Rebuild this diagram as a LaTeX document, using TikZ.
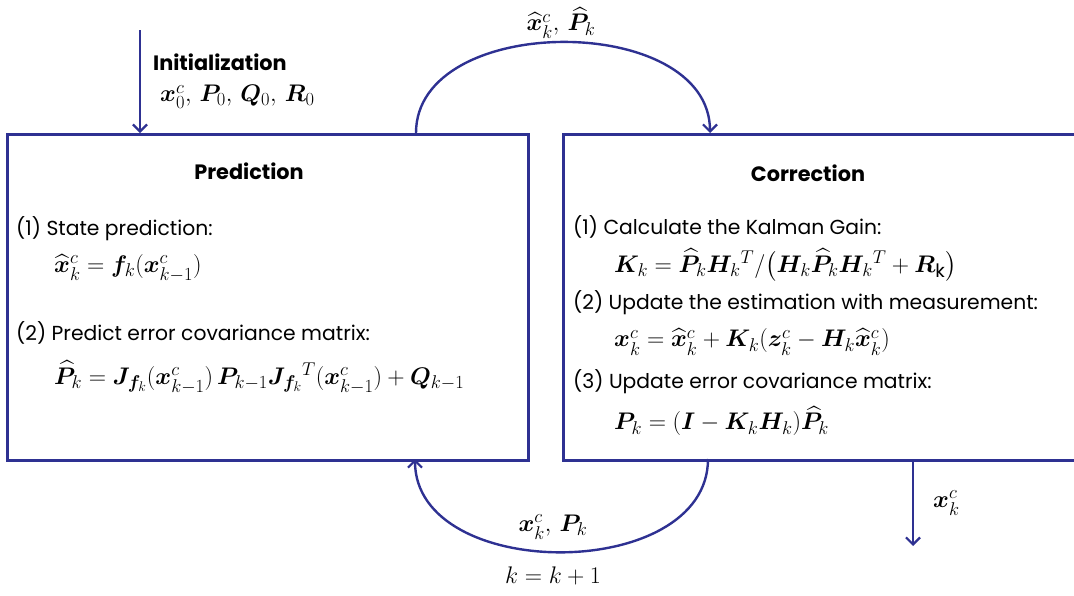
\RequirePackage{fix-cm}
\documentclass[tikz,border=0pt]{standalone}
\usepackage{amsmath}
\usepackage{bm}
\usepackage{fontspec}
\setmainfont{Poppins}
\DeclareMathSizes{24}{24}{18.5}{14}
\usetikzlibrary{arrows.meta}
\definecolor{kblue}{RGB}{46,49,146}
\tikzset{
  box/.style={draw=kblue, line width=2.6pt, anchor=north west, inner sep=0pt},
  arr/.style={draw=kblue, line width=2.4pt, -{Straight Barb[length=7pt,width=14pt,line width=2.2pt]}},
  txt/.style={anchor=west, inner sep=0pt, font=\fontsize{20.3}{23}\selectfont},
  ttl/.style={inner sep=0pt, font=\fontsize{20.8}{24}\selectfont\bfseries},
  eq/.style={anchor=west, inner sep=0pt, font=\fontsize{24}{27}\selectfont},
  mlab/.style={inner sep=0pt, font=\fontsize{24}{27}\selectfont},
}
\begin{document}
\begin{tikzpicture}[x=1pt,y=-1pt]
\useasboundingbox (0,0) rectangle (1074,595);
\clip (0,0) rectangle (1074,595);
\node[box, minimum width=521pt, minimum height=326pt] (pred) at (6,133) {};
\node[box, minimum width=540pt, minimum height=326pt] (corr) at (562,133) {};
% Prediction texts
\node[ttl] (ptitle) at (249,171) {Prediction};
\node[txt] (p1) at (16,229) {(1) State prediction:};
\node[eq] (pe1) at (54,268) {$\widehat{\bm{x}}_k^c = \bm{f}_k(\bm{x}_{k-1}^c)$};
\node[txt] (p2) at (16,333) {(2) Predict error covariance matrix:};
\node[eq] (pe2) at (54,377) {$\widehat{\bm{P}}_k = \bm{J}_{\bm{f}_k}(\bm{x}_{k-1}^c)\,\bm{P}_{k-1}\bm{J}_{\bm{f}_k}{}^T(\bm{x}_{k-1}^c) + \bm{Q}_{k-1}$};
% Correction texts
\node[ttl] (ctitle) at (808,173) {Correction};
\node[txt] (c1) at (573,227) {(1) Calculate the Kalman Gain:};
\node[eq] (ce1) at (614,265) {$\bm{K}_k = \widehat{\bm{P}}_k\bm{H}_k{}^T/\bigl(\bm{H}_k\widehat{\bm{P}}_k\bm{H}_k{}^T + \bm{R}_{\mathrm{k}}\bigr)$};
\node[txt] (c2) at (573,303) {(2) Update the estimation with measurement:};
\node[eq] (ce2) at (614,342) {$\bm{x}_k^c = \widehat{\bm{x}}_k^c + \bm{K}_k(\bm{z}_k^c - \bm{H}_k\widehat{\bm{x}}_k^c)$};
\node[txt] (c3) at (573,382) {(3) Update error covariance matrix:};
\node[eq] (ce3) at (614,421) {$\bm{P}_k = (\bm{I} - \bm{K}_k\bm{H}_k)\widehat{\bm{P}}_k$};
% Initialization
\coordinate (istart) at (140,30);
\draw[arr] (istart) -- (istart |- pred.north);
\node[ttl, anchor=west] (init) at (153,62) {Initialization};
\node[eq] (initv) at (160,97) {$\bm{x}_0^c,\, \bm{P}_0,\, \bm{Q}_0,\, \bm{R}_0$};
% top arc
\coordinate (ta) at (416,133);
\coordinate (tb) at (710,133);
\draw[arr] (ta) .. controls (416,12) and (710,12) .. (tb);
\node[mlab] (tlab) at (561,23) {$\widehat{\bm{x}}_k^c,\, \widehat{\bm{P}}_k$};
% bottom arc
\coordinate (ba) at (708,459);
\coordinate (bb) at (415,459);
\draw[arr] (ba) .. controls (708,583) and (415,583) .. (bb);
\node[mlab] (blab) at (553,527) {$\bm{x}_k^c,\, \bm{P}_k$};
\node[mlab] (kinc) at (553,576) {$k = k + 1$};
% output
\coordinate (oa) at (913,459);
\coordinate (ob) at (913,546);
\draw[arr] (oa) -- (ob);
\node[mlab, anchor=west] (olab) at (933,503) {$\bm{x}_k^c$};
\end{tikzpicture}
\end{document}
===
:: YOUR TASK ::
Reproduce the material in full, word for word, and omit the pictures.

:: REPLY ::
Rebuild this diagram as a LaTeX document, using TikZ.
\RequirePackage{fix-cm}
\documentclass[tikz,border=0pt]{standalone}
\usepackage{amsmath}
\usepackage{bm}
\usepackage{fontspec}
\setmainfont{Poppins}
\DeclareMathSizes{24}{24}{18.5}{14}
\usetikzlibrary{arrows.meta}
\definecolor{kblue}{RGB}{46,49,146}
\tikzset{
  box/.style={draw=kblue, line width=2.6pt, anchor=north west, inner sep=0pt},
  arr/.style={draw=kblue, line width=2.4pt, -{Straight Barb[length=7pt,width=14pt,line width=2.2pt]}},
  txt/.style={anchor=west, inner sep=0pt, font=\fontsize{20.3}{23}\selectfont},
  ttl/.style={inner sep=0pt, font=\fontsize{20.8}{24}\selectfont\bfseries},
  eq/.style={anchor=west, inner sep=0pt, font=\fontsize{24}{27}\selectfont},
  mlab/.style={inner sep=0pt, font=\fontsize{24}{27}\selectfont},
}
\begin{document}
\begin{tikzpicture}[x=1pt,y=-1pt]
\useasboundingbox (0,0) rectangle (1074,595);
\clip (0,0) rectangle (1074,595);
\node[box, minimum width=521pt, minimum height=326pt] (pred) at (6,133) {};
\node[box, minimum width=540pt, minimum height=326pt] (corr) at (562,133) {};
% Prediction texts
\node[ttl] (ptitle) at (249,171) {Prediction};
\node[txt] (p1) at (16,229) {(1) State prediction:};
\node[eq] (pe1) at (54,268) {$\widehat{\bm{x}}_k^c = \bm{f}_k(\bm{x}_{k-1}^c)$};
\node[txt] (p2) at (16,333) {(2) Predict error covariance matrix:};
\node[eq] (pe2) at (54,377) {$\widehat{\bm{P}}_k = \bm{J}_{\bm{f}_k}(\bm{x}_{k-1}^c)\,\bm{P}_{k-1}\bm{J}_{\bm{f}_k}{}^T(\bm{x}_{k-1}^c) + \bm{Q}_{k-1}$};
% Correction texts
\node[ttl] (ctitle) at (808,173) {Correction};
\node[txt] (c1) at (573,227) {(1) Calculate the Kalman Gain:};
\node[eq] (ce1) at (614,265) {$\bm{K}_k = \widehat{\bm{P}}_k\bm{H}_k{}^T/\bigl(\bm{H}_k\widehat{\bm{P}}_k\bm{H}_k{}^T + \bm{R}_{\mathrm{k}}\bigr)$};
\node[txt] (c2) at (573,303) {(2) Update the estimation with measurement:};
\node[eq] (ce2) at (614,342) {$\bm{x}_k^c = \widehat{\bm{x}}_k^c + \bm{K}_k(\bm{z}_k^c - \bm{H}_k\widehat{\bm{x}}_k^c)$};
\node[txt] (c3) at (573,382) {(3) Update error covariance matrix:};
\node[eq] (ce3) at (614,421) {$\bm{P}_k = (\bm{I} - \bm{K}_k\bm{H}_k)\widehat{\bm{P}}_k$};
% Initialization
\coordinate (istart) at (140,30);
\draw[arr] (istart) -- (istart |- pred.north);
\node[ttl, anchor=west] (init) at (153,62) {Initialization};
\node[eq] (initv) at (160,97) {$\bm{x}_0^c,\, \bm{P}_0,\, \bm{Q}_0,\, \bm{R}_0$};
% top arc
\coordinate (ta) at (416,133);
\coordinate (tb) at (710,133);
\draw[arr] (ta) .. controls (416,12) and (710,12) .. (tb);
\node[mlab] (tlab) at (561,23) {$\widehat{\bm{x}}_k^c,\, \widehat{\bm{P}}_k$};
% bottom arc
\coordinate (ba) at (708,459);
\coordinate (bb) at (415,459);
\draw[arr] (ba) .. controls (708,583) and (415,583) .. (bb);
\node[mlab] (blab) at (553,527) {$\bm{x}_k^c,\, \bm{P}_k$};
\node[mlab] (kinc) at (553,576) {$k = k + 1$};
% output
\coordinate (oa) at (913,459);
\coordinate (ob) at (913,546);
\draw[arr] (oa) -- (ob);
\node[mlab, anchor=west] (olab) at (933,503) {$\bm{x}_k^c$};
\end{tikzpicture}
\end{document}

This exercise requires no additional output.